• _Problem to work on_: Leave the pictures out and retype the lines from the beginning through the line with "upper930, upper934, upper943];", both ends included.
# Start of Exercise materials
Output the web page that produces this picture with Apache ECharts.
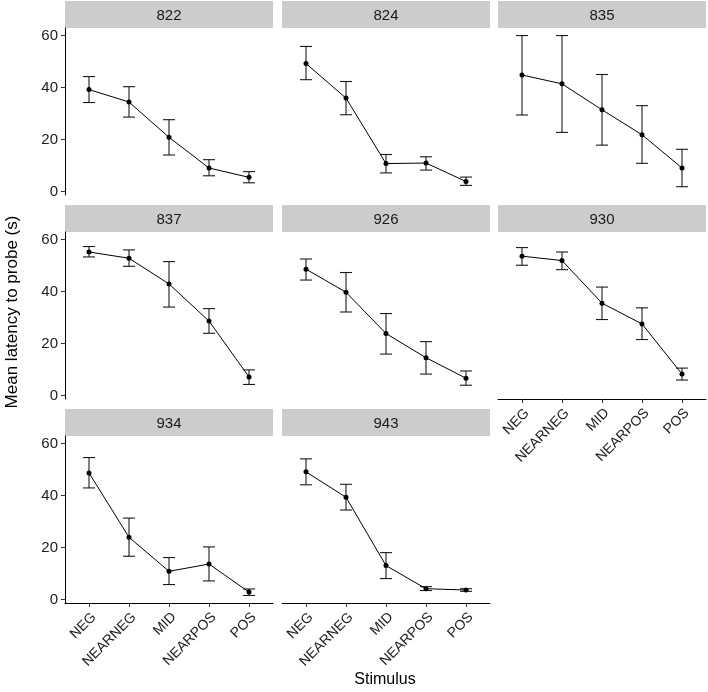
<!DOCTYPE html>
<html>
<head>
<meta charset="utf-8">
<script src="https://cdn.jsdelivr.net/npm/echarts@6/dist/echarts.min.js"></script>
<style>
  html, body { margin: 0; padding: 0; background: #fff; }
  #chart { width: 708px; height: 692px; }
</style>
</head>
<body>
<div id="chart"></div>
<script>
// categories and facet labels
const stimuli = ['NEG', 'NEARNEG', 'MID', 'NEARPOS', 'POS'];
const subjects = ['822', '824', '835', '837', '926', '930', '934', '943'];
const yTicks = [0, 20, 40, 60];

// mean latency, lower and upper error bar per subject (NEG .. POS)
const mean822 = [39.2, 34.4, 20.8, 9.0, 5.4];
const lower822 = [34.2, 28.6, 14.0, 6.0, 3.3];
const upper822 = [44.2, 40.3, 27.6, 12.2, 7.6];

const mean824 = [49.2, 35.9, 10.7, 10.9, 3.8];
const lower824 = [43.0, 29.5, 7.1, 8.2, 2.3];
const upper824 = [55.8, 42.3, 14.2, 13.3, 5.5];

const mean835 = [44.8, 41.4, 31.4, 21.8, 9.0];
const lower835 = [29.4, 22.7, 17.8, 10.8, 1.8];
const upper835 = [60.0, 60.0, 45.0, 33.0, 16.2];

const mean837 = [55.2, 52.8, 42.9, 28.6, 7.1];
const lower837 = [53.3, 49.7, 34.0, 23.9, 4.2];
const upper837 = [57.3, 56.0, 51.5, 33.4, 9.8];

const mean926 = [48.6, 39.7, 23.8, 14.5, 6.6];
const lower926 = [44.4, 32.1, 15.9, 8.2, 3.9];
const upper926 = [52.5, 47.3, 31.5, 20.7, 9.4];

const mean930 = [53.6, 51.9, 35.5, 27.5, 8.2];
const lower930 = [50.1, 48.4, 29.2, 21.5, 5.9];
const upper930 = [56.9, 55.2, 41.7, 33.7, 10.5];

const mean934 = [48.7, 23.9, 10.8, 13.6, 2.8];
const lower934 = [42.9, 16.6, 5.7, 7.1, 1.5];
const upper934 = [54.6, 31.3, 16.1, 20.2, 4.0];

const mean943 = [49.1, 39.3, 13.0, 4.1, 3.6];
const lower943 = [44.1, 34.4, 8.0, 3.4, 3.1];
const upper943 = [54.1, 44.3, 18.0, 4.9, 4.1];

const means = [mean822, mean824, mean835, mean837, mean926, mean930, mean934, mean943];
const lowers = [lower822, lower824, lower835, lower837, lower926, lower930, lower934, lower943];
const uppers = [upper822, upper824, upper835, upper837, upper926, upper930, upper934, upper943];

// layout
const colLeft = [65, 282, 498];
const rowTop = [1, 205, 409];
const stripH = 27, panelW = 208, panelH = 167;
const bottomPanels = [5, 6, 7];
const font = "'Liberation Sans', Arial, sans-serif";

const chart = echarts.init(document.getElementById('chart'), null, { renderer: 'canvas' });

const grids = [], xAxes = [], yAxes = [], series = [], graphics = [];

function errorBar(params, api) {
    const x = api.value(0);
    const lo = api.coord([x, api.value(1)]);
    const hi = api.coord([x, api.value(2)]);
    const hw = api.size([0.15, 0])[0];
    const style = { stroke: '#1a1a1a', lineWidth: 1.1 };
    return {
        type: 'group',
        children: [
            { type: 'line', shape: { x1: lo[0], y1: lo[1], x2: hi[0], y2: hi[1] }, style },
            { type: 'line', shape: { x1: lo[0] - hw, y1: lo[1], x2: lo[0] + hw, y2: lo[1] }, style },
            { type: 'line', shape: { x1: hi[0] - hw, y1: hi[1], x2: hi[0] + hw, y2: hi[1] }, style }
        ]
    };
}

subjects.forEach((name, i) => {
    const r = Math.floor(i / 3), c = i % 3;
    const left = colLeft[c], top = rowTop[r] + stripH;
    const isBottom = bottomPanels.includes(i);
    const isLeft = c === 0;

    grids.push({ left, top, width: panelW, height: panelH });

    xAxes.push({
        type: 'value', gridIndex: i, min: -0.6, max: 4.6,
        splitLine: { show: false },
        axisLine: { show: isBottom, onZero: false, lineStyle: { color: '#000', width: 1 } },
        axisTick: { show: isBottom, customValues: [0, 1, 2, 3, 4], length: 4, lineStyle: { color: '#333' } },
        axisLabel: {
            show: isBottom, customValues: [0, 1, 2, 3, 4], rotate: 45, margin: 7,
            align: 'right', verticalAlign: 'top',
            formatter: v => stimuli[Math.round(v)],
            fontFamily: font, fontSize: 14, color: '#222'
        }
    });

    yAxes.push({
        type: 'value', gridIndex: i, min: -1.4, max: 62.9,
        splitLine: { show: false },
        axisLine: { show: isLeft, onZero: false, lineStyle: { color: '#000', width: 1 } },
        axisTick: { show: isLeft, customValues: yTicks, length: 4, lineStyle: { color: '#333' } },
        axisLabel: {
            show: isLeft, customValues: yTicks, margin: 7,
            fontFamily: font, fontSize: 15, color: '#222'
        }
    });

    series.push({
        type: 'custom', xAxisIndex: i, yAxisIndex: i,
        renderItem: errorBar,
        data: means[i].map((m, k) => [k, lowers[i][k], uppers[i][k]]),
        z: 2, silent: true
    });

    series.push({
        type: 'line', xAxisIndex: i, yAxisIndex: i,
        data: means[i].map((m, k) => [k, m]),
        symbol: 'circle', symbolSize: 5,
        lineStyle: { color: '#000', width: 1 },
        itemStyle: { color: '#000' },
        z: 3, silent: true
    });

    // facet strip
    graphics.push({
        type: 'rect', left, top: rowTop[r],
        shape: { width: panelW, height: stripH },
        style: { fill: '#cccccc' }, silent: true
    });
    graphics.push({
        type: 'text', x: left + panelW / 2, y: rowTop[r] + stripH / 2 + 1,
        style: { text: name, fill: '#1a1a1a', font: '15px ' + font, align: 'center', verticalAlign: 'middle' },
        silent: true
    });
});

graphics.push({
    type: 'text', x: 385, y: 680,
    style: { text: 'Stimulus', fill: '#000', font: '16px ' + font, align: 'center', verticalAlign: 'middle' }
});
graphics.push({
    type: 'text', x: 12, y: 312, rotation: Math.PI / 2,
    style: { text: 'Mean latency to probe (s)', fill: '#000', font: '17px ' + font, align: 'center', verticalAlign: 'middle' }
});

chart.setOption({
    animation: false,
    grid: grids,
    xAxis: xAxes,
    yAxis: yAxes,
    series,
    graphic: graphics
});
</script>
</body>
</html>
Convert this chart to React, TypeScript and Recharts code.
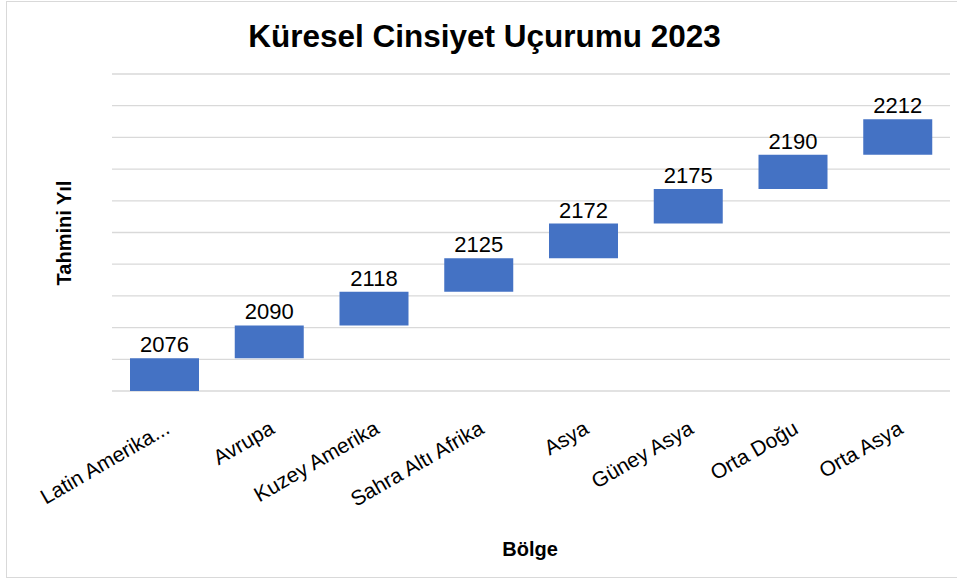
# End of Exercise materials
• _Exercise output_:
Output the web page that produces this picture with Apache ECharts.
<!DOCTYPE html>
<html>
<head>
<meta charset="utf-8">
<script src="https://cdn.jsdelivr.net/npm/echarts@6/dist/echarts.min.js"></script>
<style>
  html, body { margin: 0; padding: 0; background: #fff; }
  #chart { width: 708px; height: 692px; }
</style>
</head>
<body>
<div id="chart"></div>
<script>
// categories and facet labels
const stimuli = ['NEG', 'NEARNEG', 'MID', 'NEARPOS', 'POS'];
const subjects = ['822', '824', '835', '837', '926', '930', '934', '943'];
const yTicks = [0, 20, 40, 60];

// mean latency, lower and upper error bar per subject (NEG .. POS)
const mean822 = [39.2, 34.4, 20.8, 9.0, 5.4];
const lower822 = [34.2, 28.6, 14.0, 6.0, 3.3];
const upper822 = [44.2, 40.3, 27.6, 12.2, 7.6];

const mean824 = [49.2, 35.9, 10.7, 10.9, 3.8];
const lower824 = [43.0, 29.5, 7.1, 8.2, 2.3];
const upper824 = [55.8, 42.3, 14.2, 13.3, 5.5];

const mean835 = [44.8, 41.4, 31.4, 21.8, 9.0];
const lower835 = [29.4, 22.7, 17.8, 10.8, 1.8];
const upper835 = [60.0, 60.0, 45.0, 33.0, 16.2];

const mean837 = [55.2, 52.8, 42.9, 28.6, 7.1];
const lower837 = [53.3, 49.7, 34.0, 23.9, 4.2];
const upper837 = [57.3, 56.0, 51.5, 33.4, 9.8];

const mean926 = [48.6, 39.7, 23.8, 14.5, 6.6];
const lower926 = [44.4, 32.1, 15.9, 8.2, 3.9];
const upper926 = [52.5, 47.3, 31.5, 20.7, 9.4];

const mean930 = [53.6, 51.9, 35.5, 27.5, 8.2];
const lower930 = [50.1, 48.4, 29.2, 21.5, 5.9];
const upper930 = [56.9, 55.2, 41.7, 33.7, 10.5];

const mean934 = [48.7, 23.9, 10.8, 13.6, 2.8];
const lower934 = [42.9, 16.6, 5.7, 7.1, 1.5];
const upper934 = [54.6, 31.3, 16.1, 20.2, 4.0];

const mean943 = [49.1, 39.3, 13.0, 4.1, 3.6];
const lower943 = [44.1, 34.4, 8.0, 3.4, 3.1];
const upper943 = [54.1, 44.3, 18.0, 4.9, 4.1];

const means = [mean822, mean824, mean835, mean837, mean926, mean930, mean934, mean943];
const lowers = [lower822, lower824, lower835, lower837, lower926, lower930, lower934, lower943];
const uppers = [upper822, upper824, upper835, upper837, upper926, upper930, upper934, upper943];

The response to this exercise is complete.